▶ The request
Copy each line where the word "Rebuild" occurs.

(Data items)
[START]
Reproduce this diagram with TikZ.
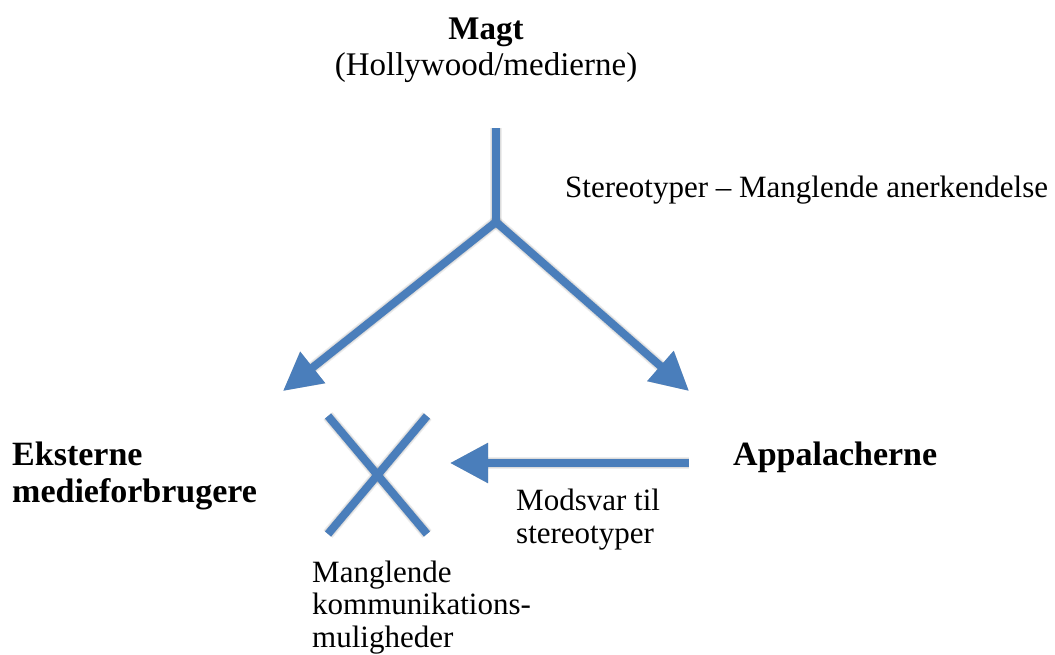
\documentclass[tikz,border=0pt]{standalone}
\usepackage{fontspec}
\setmainfont{Liberation Serif}
\usetikzlibrary{arrows.meta}
\definecolor{arrowblue}{RGB}{74,126,187}
\tikzset{
  bar/.style={line width=8pt, draw=arrowblue},
  barshadow/.style={line width=#1, draw=black, opacity=0.07},
  headarrow/.style={-{Triangle[length=38pt,width=38pt]}},
  lbl/.style={font=\fontsize{31}{32.5}\selectfont, inner sep=0pt, align=left},
  blbl/.style={inner sep=0pt, align=left, font=\fontsize{34}{37}\selectfont\bfseries}
}
\begin{document}
\begin{tikzpicture}[x=1pt,y=-1pt]
\useasboundingbox (0,0) rectangle (1055,654);
% coordinates
\coordinate (top) at (496,128);
\coordinate (j) at (496,222);
\coordinate (ltip) at (283,391);
\coordinate (rtip) at (689,391);
\coordinate (hstart) at (689,463);
\coordinate (htip) at (450,463);
\coordinate (x1) at (328,416);
\coordinate (x2) at (427,534);
\coordinate (x3) at (427,416);
\coordinate (x4) at (328,534);
% soft shadows
\foreach \w in {12pt,10pt,8pt}{
\begin{scope}[shift={(3,5)}]
\draw[barshadow=\w] (top) -- (j);
\draw[barshadow=\w, headarrow] (j) -- (ltip);
\draw[barshadow=\w, headarrow] (j) -- (rtip);
\draw[barshadow=\w, headarrow] (hstart) -- (htip);
\draw[barshadow=\w] (x1) -- (x2);
\draw[barshadow=\w] (x3) -- (x4);
\end{scope}}
% main shapes
\draw[bar] (top) -- (j);
\draw[bar, headarrow, fill=arrowblue] (j) -- (ltip);
\draw[bar, headarrow, fill=arrowblue] (j) -- (rtip);
\draw[bar, headarrow, fill=arrowblue] (hstart) -- (htip);
\draw[bar] (x1) -- (x2);
\draw[bar] (x3) -- (x4);
% texts
\node[blbl, font=\fontsize{33}{37}\selectfont\bfseries, anchor=base] (magt) at (486,39) {Magt};
\node[lbl, font=\fontsize{33}{35}\selectfont, anchor=base] (holly) at (486,75) {(Hollywood/medierne)};
\node[lbl, anchor=base west] (stereo) at (565,197) {Stereotyper – Manglende anerkendelse};
\node[blbl, anchor=base west] (ekst) at (12,502) {Eksterne\\medieforbrugere};
\node[blbl, anchor=base west] (appa) at (733,465) {Appalacherne};
\node[lbl, anchor=base west] (mods) at (516,543) {Modsvar til\\stereotyper};
\node[lbl, anchor=base west] (mang) at (312,647) {Manglende\\kommunikations-\\muligheder};
\end{tikzpicture}
\end{document}
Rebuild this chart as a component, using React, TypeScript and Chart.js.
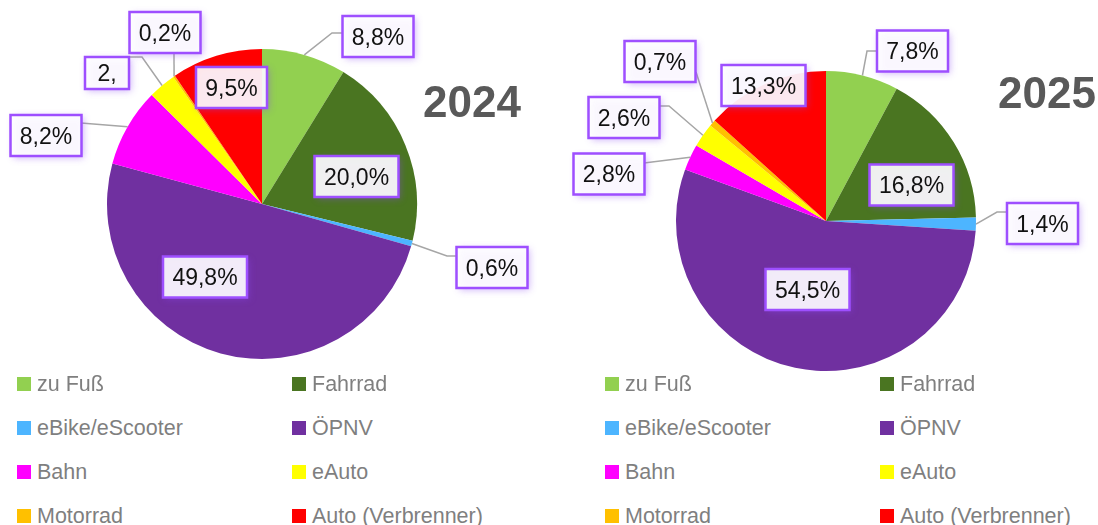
import React, { useEffect, useRef } from "react";
import { Chart, registerables } from "chart.js";

Chart.register(...registerables);

// ---------- data ----------
const categories = [
  "zu Fuß",
  "Fahrrad",
  "eBike/eScooter",
  "ÖPNV",
  "Bahn",
  "eAuto",
  "Motorrad",
  "Auto (Verbrenner)",
];
const sliceColors = [
  "#92D050",
  "#4A7521",
  "#4DB5FF",
  "#7030A0",
  "#FF00FF",
  "#FFFF00",
  "#FFC000",
  "#FF0000",
];
const values2024 = [8.8, 20.0, 0.6, 49.8, 8.2, 2.9, 0.2, 9.5];
const values2025 = [7.8, 16.8, 1.4, 54.5, 2.8, 2.6, 0.7, 13.3];
const labels2024 = ["8,8%", "20,0%", "0,6%", "49,8%", "8,2%", "2,", "0,2%", "9,5%"];
const labels2025 = ["7,8%", "16,8%", "1,4%", "54,5%", "2,8%", "2,6%", "0,7%", "13,3%"];
const titles = ["2024", "2025"];

// ---------- layout (label boxes relative to pie centre) ----------
type LabelPos = { dx: number; dy: number; path?: [number, number][]; w?: number; h?: number };

const layout2024: LabelPos[] = [
  { dx: 116, dy: -167.5, path: [[70, -171], [81, -171]] },
  { dx: 94.5, dy: -27.5 },
  { dx: 230, dy: 63.5, path: [[185, 52], [195, 52]] },
  { dx: -57, dy: 73 },
  { dx: -216, dy: -68.5, path: [[-181, -81]] },
  { dx: -155, dy: -131, path: [[-120, -147], [-133, -147]], w: 44, h: 32 },
  { dx: -97, dy: -171.5, path: [[-88, -151]] },
  { dx: -30.5, dy: -116.5 },
];
const layout2025: LabelPos[] = [
  { dx: 86.5, dy: -170, path: [[41, -170], [51, -170]] },
  { dx: 85.5, dy: -36 },
  { dx: 216.5, dy: 2.5, path: [[171, -9], [181, -9]] },
  { dx: -18.5, dy: 68.5 },
  { dx: -217, dy: -47, path: [[-182, -58]] },
  { dx: -202, dy: -103.5, path: [[-157, -115], [-167, -115]] },
  { dx: -166, dy: -159.5, path: [[-130, -149]] },
  { dx: -62.5, dy: -135.5 },
];

const FONT = '"Liberation Sans", Arial, sans-serif';

const boxLabelPlugin = {
  id: "boxLabels",
  afterDatasetsDraw(chart: any, _args: any, opts: any) {
    const { ctx } = chart;
    const meta = chart.getDatasetMeta(0);
    const layout: LabelPos[] = opts.layout;
    const texts: string[] = opts.texts;
    if (!layout) return;
    const arcs = meta.data.map((arc: any) =>
      arc.getProps(["x", "y", "startAngle", "endAngle", "outerRadius"], true)
    );
    // leader lines
    ctx.save();
    ctx.strokeStyle = "#A6A6A6";
    ctx.lineWidth = 1.5;
    arcs.forEach((p: any, i: number) => {
      const L = layout[i];
      if (!L || !L.path) return;
      const a = (p.startAngle + p.endAngle) / 2;
      ctx.beginPath();
      ctx.moveTo(p.x + p.outerRadius * Math.cos(a), p.y + p.outerRadius * Math.sin(a));
      L.path.forEach(([x, y]) => ctx.lineTo(p.x + x, p.y + y));
      ctx.stroke();
    });
    ctx.restore();
    // boxes
    ctx.save();
    ctx.font = `23px ${FONT}`;
    arcs.forEach((p: any, i: number) => {
      const L = layout[i];
      if (!L) return;
      const t = texts[i];
      const tw = ctx.measureText(t).width;
      const w = L.w ?? Math.round(tw + 19);
      const h = L.h ?? 41;
      const cx = p.x + L.dx;
      const cy = p.y + L.dy;
      const x0 = cx - w / 2;
      const y0 = cy - h / 2;
      ctx.save();
      ctx.shadowColor = "rgba(140,70,240,0.45)";
      ctx.shadowBlur = 7;
      ctx.shadowOffsetX = 2;
      ctx.shadowOffsetY = 2;
      ctx.fillStyle = "rgba(255,255,255,0.9)";
      ctx.fillRect(x0, y0, w, h);
      ctx.restore();
      ctx.strokeStyle = "#9E4FFF";
      ctx.lineWidth = 2.5;
      ctx.strokeRect(x0, y0, w, h);
      ctx.fillStyle = "#111111";
      ctx.textAlign = "center";
      ctx.textBaseline = "alphabetic";
      ctx.fillText(t, cx, cy + 8.2);
    });
    ctx.restore();
    // title
    if (opts.title) {
      ctx.save();
      ctx.font = `bold 44px ${FONT}`;
      ctx.fillStyle = "#595959";
      ctx.textAlign = "left";
      ctx.textBaseline = "alphabetic";
      ctx.fillText(opts.title, opts.titleX, opts.titleY);
      ctx.restore();
    }
  },
};

type PieProps = {
  values: number[];
  texts: string[];
  layout: LabelPos[];
  title: string;
  titleX: number;
  titleY: number;
  radius: number;
  padding: { left: number; right: number; top: number; bottom: number };
};

function PieCanvas(props: PieProps) {
  const ref = useRef<HTMLCanvasElement | null>(null);
  useEffect(() => {
    if (!ref.current) return;
    const chart = new Chart(ref.current, {
      type: "pie",
      data: {
        labels: categories,
        datasets: [
          {
            data: props.values,
            backgroundColor: sliceColors,
            borderWidth: 0,
            radius: props.radius,
          } as any,
        ],
      },
      options: {
        animation: false,
        responsive: false,
        devicePixelRatio: 1,
        radius: props.radius,
        layout: { padding: props.padding },
        events: [],
        plugins: {
          legend: { display: false },
          tooltip: { enabled: false },
          boxLabels: {
            layout: props.layout,
            texts: props.texts,
            title: props.title,
            titleX: props.titleX,
            titleY: props.titleY,
          },
        } as any,
      } as any,
      plugins: [boxLabelPlugin],
    });
    return () => chart.destroy();
  }, []);
  return <canvas ref={ref} width={549} height={380} style={{ display: "block" }} />;
}

function Legend({ left }: { left: number }) {
  const colX = [17, 292];
  const rowY = [384, 428, 472, 516];
  return (
    <>
      {categories.map((c, i) => {
        const row = Math.floor(i / 2);
        const col = i % 2;
        const x = left + colX[col];
        const y = rowY[row];
        return (
          <div
            key={c}
            style={{
              position: "absolute",
              left: x,
              top: y - 14,
              height: 28,
              display: "flex",
              alignItems: "center",
              whiteSpace: "nowrap",
            }}
          >
            <span
              style={{
                display: "inline-block",
                width: 14,
                height: 14,
                background: sliceColors[i],
                marginRight: 6,
              }}
            />
            <span
              style={{
                fontFamily: FONT,
                fontSize: 21.5,
                color: "#7F7F7F",
                lineHeight: "28px",
              }}
            >
              {c}
            </span>
          </div>
        );
      })}
    </>
  );
}

export default function App() {
  return (
    <div
      style={{
        position: "fixed",
        left: 0,
        top: 0,
        width: 1098,
        height: 525,
        background: "#ffffff",
        overflow: "hidden",
      }}
    >
      <div style={{ position: "absolute", left: 0, top: 0 }}>
        <PieCanvas
          values={values2024}
          texts={labels2024}
          layout={layout2024}
          title={titles[0]}
          titleX={423}
          titleY={117}
          radius={155}
          padding={{ left: 0, right: 25, top: 28, bottom: 0 }}
        />
      </div>
      <div style={{ position: "absolute", left: 549, top: 0 }}>
        <PieCanvas
          values={values2025}
          texts={labels2025}
          layout={layout2025}
          title={titles[1]}
          titleX={449}
          titleY={108}
          radius={150}
          padding={{ left: 5, right: 0, top: 62, bottom: 0 }}
        />
      </div>
      <Legend left={0} />
      <Legend left={588} />
    </div>
  );
}
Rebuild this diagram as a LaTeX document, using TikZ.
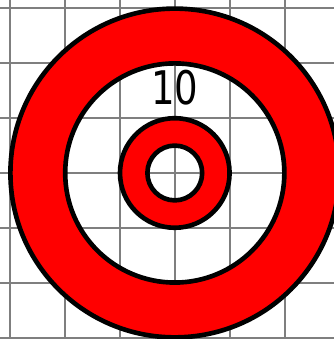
\documentclass[tikz,border=0pt]{standalone}
\usepackage{fontspec}
\usepackage{tikz}
\newfontfamily\labelfont{DejaVu Sans}
\definecolor{ringred}{HTML}{FF0000}
\definecolor{gridgrey}{HTML}{7F7F7F}
\begin{document}
\begin{tikzpicture}[
  gridline/.style={gridgrey, line width=1pt},
  ring/.style={fill=ringred, even odd rule},
  rim/.style={black, line width=2.4pt},
  x=54.8pt/1.93, y=54.8pt/1.93
]
\useasboundingbox (-3.19,-3.03) rectangle (2.905,3.157);
\clip (-3.19,-3.03) rectangle (2.905,3.157);
% Grid
\draw[gridline] (-3.19,-3.03) grid (2.905,3.157);
% Outer ring and inner ring
\fill[ring] (0,0) circle (3) (0,0) circle (2);
\fill[ring] (0,0) circle (1) (0,0) circle (0.5);
% Rims
\foreach \r in {3,2,1,0.5}
  \draw[rim] (0,0) circle (\r);
% Score
\node[font=\labelfont\fontsize{24}{24}\selectfont, xscale=0.8, inner sep=0pt] (lbl) at (0,1.55) {10};
\end{tikzpicture}
\end{document}
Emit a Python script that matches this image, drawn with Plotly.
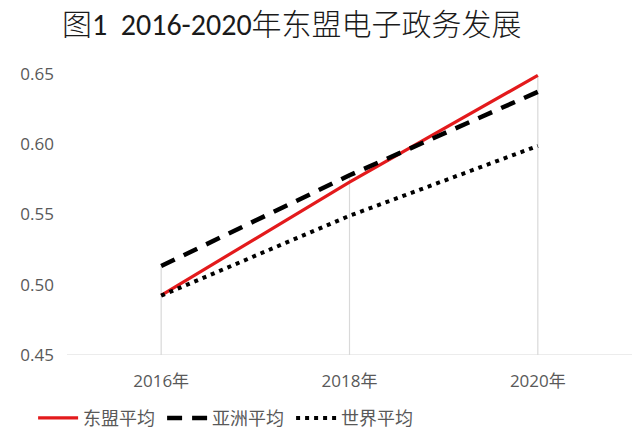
[END]
▶ Task output
Rebuild this chart as a component, using React, TypeScript and Chart.js.
Rebuild this diagram as a LaTeX document, using TikZ.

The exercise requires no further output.